Amnesty accused Hamas and other armed groups of endangering the lives of civilians in the Gaza Strip by operating near their homes.
Although rockets fired by Palestinian fighters from Gaza rarely caused casualties, they often sowed fear and panic amongst Israeli citizens and their use was "indiscriminate and hence unlawful under international law," the report said.
Amnesty said it found no evidence to support Israeli claims that Hamas fighters deliberately used civilians as "human shields" during the conflict.
About 1,400 Palestinians were killed in Israel's Operation Cast Lead, including 300 children and hundreds of innocent civilians, according to the report.
The figure is broadly in line with those from the Hamas-run health ministry in Gaza and the independent Palestinian Centre for Human Rights.
The Israeli military put the Palestinian death toll at 1,166 of whom 295 were civilians.
Thirteen Israelis were killed, including three civilians, during the offensive Israel launched with the declared aim of curtailing cross-border rocket attacks.
Israel and Hamas have both rejected accusations of war crimes.

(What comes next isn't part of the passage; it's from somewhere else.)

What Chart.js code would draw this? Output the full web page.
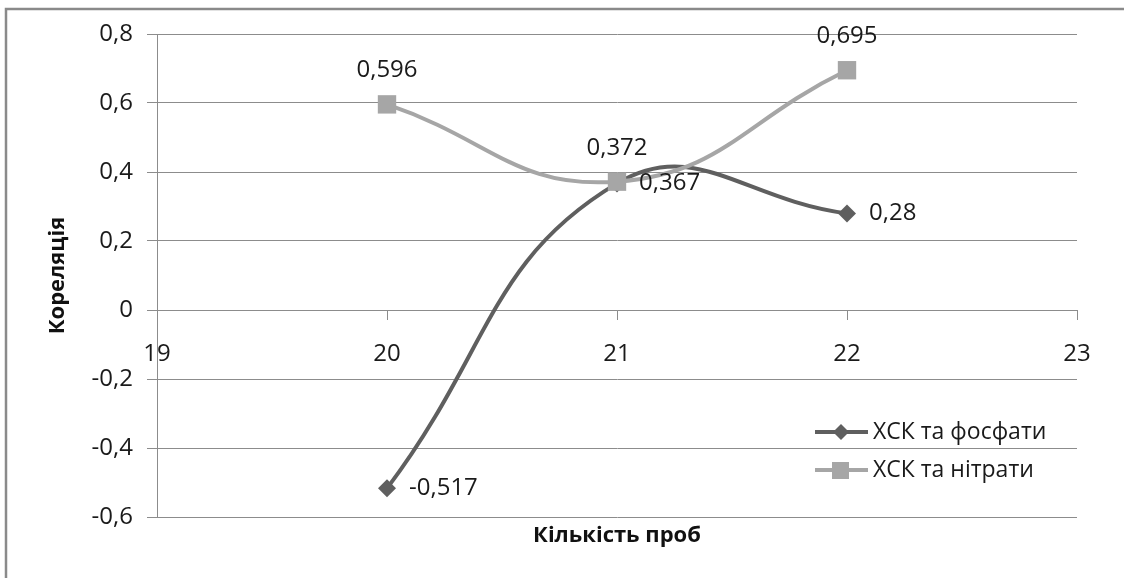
<!DOCTYPE html>
<html>
<head>
<meta charset="utf-8">
<script src="https://cdn.jsdelivr.net/npm/chart.js@4"></script>
<style>
  html, body { margin: 0; padding: 0; background: #fff; }
  #wrap { width: 1124px; height: 578px; position: relative; }
</style>
</head>
<body>
<div id="wrap"><canvas id="my-chart"></canvas></div>
<script>
'use strict';

// ******* DATA ********
let sampleCounts = [20, 21, 22];
let phosphateCorr = [-0.517, 0.367, 0.28];
let nitrateCorr = [0.596, 0.372, 0.695];
let seriesNames = ['ХСК та фосфати', 'ХСК та нітрати'];
let xTickValues = [19, 20, 21, 22, 23];
let yTickValues = [-0.6, -0.4, -0.2, 0, 0.2, 0.4, 0.6, 0.8];
let xTitle = 'Кількість проб';
let yTitle = 'Кореляція';

let darkGray = '#5f5f5f';
let lightGray = '#a6a6a6';
let gridGray = '#8c8c8c';
let fontName = '"Open Sans", "DejaVu Sans", sans-serif';

// ****** HELPERS ******
function toPoints(xs, ys){
  let pts = [];
  for(let i = 0; i < xs.length; i++){
    pts.push({x: xs[i], y: ys[i]});
  }
  return pts;
}

function commaNum(v){
  if(Math.abs(v) < 1e-9) return '0';
  let s = String(Math.round(v * 1000) / 1000);
  return s.replace('.', ',');
}

// frame round the whole picture (only left and top are visible)
let framePlugin = {
  id: 'frame',
  beforeDraw(chart){
    let c = chart.ctx;
    c.save();
    c.fillStyle = '#fff';
    c.fillRect(0, 0, chart.width, chart.height);
    c.strokeStyle = '#8a8a8a';
    c.lineWidth = 2.5;
    c.beginPath();
    c.moveTo(6, chart.height + 5);
    c.lineTo(6, 9);
    c.lineTo(chart.width + 5, 9);
    c.stroke();
    c.restore();
  }
};

// x axis title, centred under the plot area
let xTitlePlugin = {
  id: 'xTitle',
  afterDraw(chart){
    let c = chart.ctx;
    let area = chart.chartArea;
    c.save();
    c.font = 'bold 22px ' + fontName;
    c.fillStyle = '#111';
    c.textAlign = 'center';
    c.textBaseline = 'middle';
    c.fillText(xTitle, (area.left + area.right) / 2, area.bottom + 19);
    c.restore();
  }
};

// value labels next to the points
let labelPlugin = {
  id: 'valueLabels',
  afterDatasetsDraw(chart){
    let c = chart.ctx;
    c.save();
    c.font = '24px ' + fontName;
    c.fillStyle = '#1a1a1a';
    chart.data.datasets.forEach((ds, i) => {
      let meta = chart.getDatasetMeta(i);
      meta.data.forEach((pt, j) => {
        let txt = commaNum(ds.data[j].y);
        c.textBaseline = 'middle';
        if(ds.labelPos === 'right'){
          c.textAlign = 'left';
          c.fillText(txt, pt.x + 22, pt.y);
        } else {
          c.textAlign = 'center';
          c.fillText(txt, pt.x, pt.y - 34);
        }
      });
    });
    c.restore();
  }
};

// Excel style legend: line + marker + text
let legendPlugin = {
  id: 'lineLegend',
  afterDraw(chart){
    let c = chart.ctx;
    let area = chart.chartArea;
    let x0 = area.right - 262;
    let y0 = area.bottom - 85;
    c.save();
    c.font = '23px ' + fontName;
    c.textAlign = 'left';
    c.textBaseline = 'middle';
    chart.data.datasets.forEach((ds, i) => {
      let y = y0 + i * 38;
      c.strokeStyle = ds.borderColor;
      c.lineWidth = 4;
      c.beginPath();
      c.moveTo(x0, y);
      c.lineTo(x0 + 53, y);
      c.stroke();
      c.fillStyle = ds.backgroundColor;
      c.beginPath();
      if(ds.pointStyle === 'rectRot'){
        c.moveTo(x0 + 26, y - 8);
        c.lineTo(x0 + 34, y);
        c.lineTo(x0 + 26, y + 8);
        c.lineTo(x0 + 18, y);
        c.closePath();
        c.fill();
      } else {
        c.fillRect(x0 + 17, y - 8, 17, 17);
      }
      c.fillStyle = '#1a1a1a';
      c.fillText(ds.label, x0 + 58, y);
    });
    c.restore();
  }
};

// ****** CHART ******
let ctx = document.getElementById('my-chart');

let chartObj = {
  type: 'scatter',
  data: {
    datasets: [{
      label: seriesNames[0],
      data: toPoints(sampleCounts, phosphateCorr),
      borderColor: darkGray,
      backgroundColor: darkGray,
      borderWidth: 4,
      showLine: true,
      tension: 0.45,
      pointStyle: 'rectRot',
      pointRadius: 9,
      pointBorderWidth: 0,
      labelPos: 'right',
      order: 1
    },
    {
      label: seriesNames[1],
      data: toPoints(sampleCounts, nitrateCorr),
      borderColor: lightGray,
      backgroundColor: lightGray,
      borderWidth: 4,
      showLine: true,
      tension: 0.45,
      pointStyle: 'rect',
      pointRadius: 13,
      pointBorderWidth: 0,
      labelPos: 'above',
      order: 0
    }]
  },
  options: {
    responsive: true,
    maintainAspectRatio: false,
    animation: false,
    layout: {
      padding: {left: 0, right: 47, top: 34, bottom: 61}
    },
    scales: {
      x: {
        type: 'linear',
        position: {y: 0},
        min: 19,
        max: 23,
        afterBuildTicks(scale){
          scale.ticks = xTickValues.map(v => ({value: v}));
        },
        grid: {
          drawOnChartArea: false,
          drawTicks: true,
          tickLength: 9,
          color: gridGray
        },
        border: {color: gridGray, width: 1},
        ticks: {
          padding: 21,
          color: '#1a1a1a',
          font: {family: fontName, size: 24},
          maxRotation: 0,
          callback: v => String(v)
        }
      },
      y: {
        min: -0.6,
        max: 0.8,
        afterBuildTicks(scale){
          scale.ticks = yTickValues.map(v => ({value: v}));
        },
        afterFit(scale){
          scale.width = 157;
        },
        grid: {
          color: gridGray,
          tickLength: 10
        },
        border: {color: gridGray, width: 1},
        ticks: {
          padding: 14,
          color: '#1a1a1a',
          font: {family: fontName, size: 24},
          callback: v => commaNum(v)
        },
        title: {
          display: true,
          text: yTitle,
          color: '#111',
          font: {family: fontName, size: 22, weight: 'bold'},
          padding: {top: 45, bottom: 0}
        }
      }
    },
    plugins: {
      legend: {display: false},
      tooltip: {enabled: false},
      title: {display: false}
    }
  },
  plugins: [framePlugin, labelPlugin, legendPlugin, xTitlePlugin]
};

new Chart(ctx, chartObj);
</script>
</body>
</html>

An inquiry conducted by the Israeli military found no evidence of crimes.
Israel has refused to co-operate with a United Nations inquiry currently gathering evidence into the war.
Israeli government officials said investigators were prejudiced against Israel from the outset.
Geoffrey Robertson, a human rights barrister in London, told Al Jazeera: "In order to break this vicious cycle, it's necessary for both Hamas and Israel, instead of condemning Amnesty ... to co-operate and learn from authoritative criticisms."